Ce qu’elle est en train de travailler lui laisse tout de même un peu plus de temps. Au fil des mouvements, le tout prend une couleur jaunâtre. «Vous voyez, cela devient une sorte de mayonnaise, c’est en train de prendre.» Pour que cette première partie du savon devienne verte comme elle le souhaitait au départ, il faudra attendre six semaines, le temps que sa production repose au fond de son atelier. Avec les deux longueurs de moule qu’elle vient de remplir, elle obtiendra une trentaine de savons. Elle ne les découpera que 24 à 48 heures plus tard, une fois que la solidification aura bien été faite. Pascale recouvre le tout avec un film protecteur et une couverture. «Maintenant, laissons-les reposer!»

«C’est extrêmement toxique car cela peut brûler la peau comme un acide. Il faut vraiment être attentif lorsqu’on utilise de la soude caustique.»

Pascale Morel, Fabricante de savons artisanaux

«Il y a tout un tas de choses à respecter»

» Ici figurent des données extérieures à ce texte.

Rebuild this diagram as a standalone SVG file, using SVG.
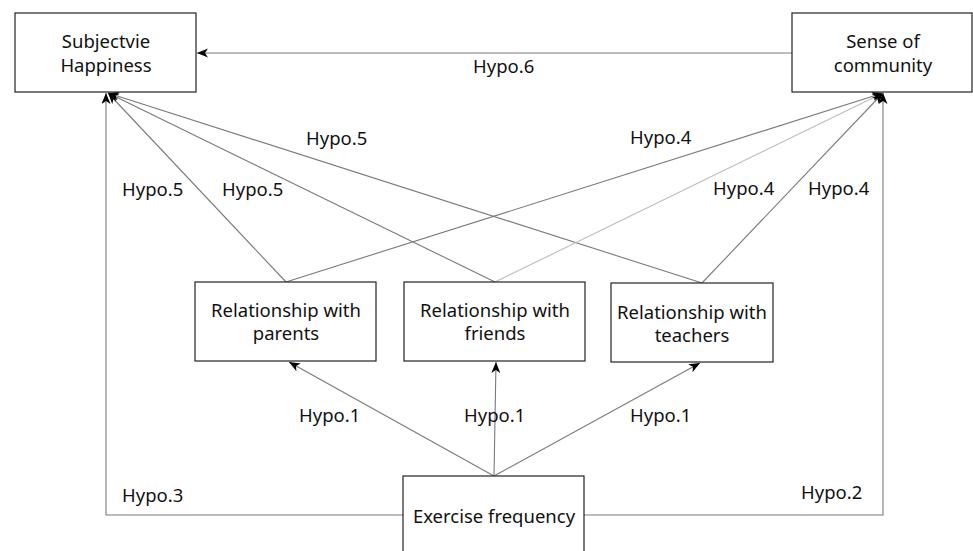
<svg xmlns="http://www.w3.org/2000/svg" width="973" height="551" viewBox="0 0 973 551">
<style>
.box{fill:#fff;stroke:#222;stroke-width:1.2}
.t{font-family:"Noto Sans","Open Sans",sans-serif;font-size:18.5px;fill:#111;text-anchor:middle}
.l{font-family:"Noto Sans","Open Sans",sans-serif;font-size:18.5px;fill:#111}
.c{stroke:#7a7a7a;stroke-width:1.1;fill:none;marker-end:url(#ah)}
.c2{stroke:#bdbdbd;stroke-width:1.1;fill:none;marker-end:url(#ah)}
.p{stroke:#7a7a7a;stroke-width:1.1;fill:none}
</style>
<defs>
<marker id="ah" markerUnits="userSpaceOnUse" markerWidth="12" markerHeight="10" refX="11" refY="4.5" orient="auto">
<path d="M0,0 L11,4.5 L0,9 L3,4.5 z" fill="#000"/>
</marker>
</defs>
<rect width="973" height="551" fill="#fff"/>
<g id="connectors">
<line class="c" x1="792" y1="53" x2="197" y2="53"/>
<line class="c" x1="286" y1="282" x2="108" y2="93"/>
<line class="c" x1="495" y1="282" x2="108" y2="93"/>
<line class="c" x1="702" y1="283" x2="108" y2="93"/>
<polyline class="c" points="403,515 106,515 106,93"/>
<line class="c" x1="286" y1="282" x2="883" y2="93"/>
<line class="c2" x1="495" y1="282" x2="883" y2="93"/>
<line class="c" x1="702" y1="283" x2="883" y2="93"/>
<polyline class="c" points="584,515 883,515 883,93"/>
<line class="c" x1="494" y1="476" x2="289" y2="362"/>
<line class="c" x1="494" y1="476" x2="496" y2="362"/>
<line class="c" x1="494" y1="476" x2="700" y2="363"/>
<text class="l" x="473" y="73">Hypo.6</text>
<text class="l" x="122" y="196">Hypo.5</text>
<text class="l" x="222" y="196">Hypo.5</text>
<text class="l" x="306" y="145">Hypo.5</text>
<text class="l" x="630" y="144">Hypo.4</text>
<text class="l" x="713" y="195">Hypo.4</text>
<text class="l" x="808" y="195">Hypo.4</text>
<text class="l" x="299" y="422">Hypo.1</text>
<text class="l" x="464" y="422">Hypo.1</text>
<text class="l" x="630" y="422">Hypo.1</text>
<text class="l" x="122" y="502">Hypo.3</text>
<text class="l" x="801" y="499">Hypo.2</text>
</g>
<g id="subjective-happiness">
<rect class="box" x="15" y="13" width="181" height="79"/>
<text class="t" x="106" y="48">Subjectvie</text>
<text class="t" x="106" y="72">Happiness</text>
</g>
<g id="sense-of-community">
<rect class="box" x="792" y="13" width="180" height="79"/>
<text class="t" x="883" y="48">Sense of</text>
<text class="t" x="883" y="72">community</text>
</g>
<g id="rel-parents">
<rect class="box" x="195" y="282" width="181" height="79"/>
<text class="t" x="286" y="317">Relationship with</text>
<text class="t" x="286" y="340">parents</text>
</g>
<g id="rel-friends">
<rect class="box" x="404" y="282" width="181" height="79"/>
<text class="t" x="495" y="317">Relationship with</text>
<text class="t" x="495" y="340">friends</text>
</g>
<g id="rel-teachers">
<rect class="box" x="611" y="283" width="162" height="79"/>
<text class="t" x="692" y="319">Relationship with</text>
<text class="t" x="692" y="342">teachers</text>
</g>
<g id="exercise-frequency">
<rect class="box" x="403" y="476" width="181" height="90"/>
<text class="t" x="494" y="523">Exercise frequency</text>
</g>
</svg>
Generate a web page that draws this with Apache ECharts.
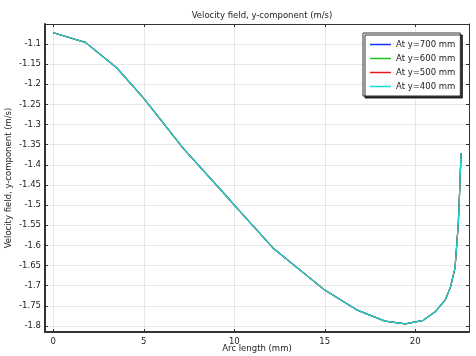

Elle revient de son arrière-boutique avec deux nouvelles lignes de savon, durcies cette fois, qu’elle a fabriquées deux jours auparavant. «Ce que vous avez ici, il n’est pas encore possible de l’utiliser pour se laver, précise Pascale. En effet, le mélange a actuellement un pH de 14, le mettre sur la peau serait très mauvais! Il faut faire redescendre ce pH à 8 ou 9 pour qu’il soit parfait.» Cette descente, justement, se produira pendant la cure, à savoir le moment où le savon séchera.
Durant tout ce processus, la Neuchâteloise doit faire attention à plusieurs contraintes, imposées par la loi sur les savons. «Ils sont considérés comme des denrées alimentaires. Il y aura, en 2021, une nouvelle législation très stricte, j’ai donc déjà été formée pour m’y plier», poursuit-elle. Ces lois imposent notamment que chaque produit mis en vente possède un DIP, soit un dossier d’information produit. «Celui-ci est remis par un professionnel et coûte cher. Cela a, malheureusement, obligé beaucoup de petits artisans en France à fermer.» L’origine de chaque ingrédient utilisé pour la composition du savon doit aussi pouvoir être à tout moment donnée. «Les allergènes, le poids exact, il y a tout un tas de choses à respecter et à indiquer sur les étiquettes pour être en ordre avec les services de l’hygiène», ajoute Pascale. Aujourd’hui, elle fait ces savons par passion, tout en cherchant une source de revenu. «La concurrence est très grande, mais j’aime les créer et pouvoir répondre, tout de même, à cette demande de nouveaux produits plus naturels que ceux que l’on trouve en grande surface.»
«Brin d’automne» pour ses couleurs automnales brun et orange, «Dolce vita», un savon au miel, ou encore «Grapillon», un mélange contenant du jus de raisin, ses petites créations aux senteurs de saison sont exposées sur ses étagères. «Une fois que l’on connaît les bases et les précautions à prendre, on peut vraiment s’amuser à créer toutes sortes de savons, en y ajoutant, selon nos envies, de nouveaux éléments.»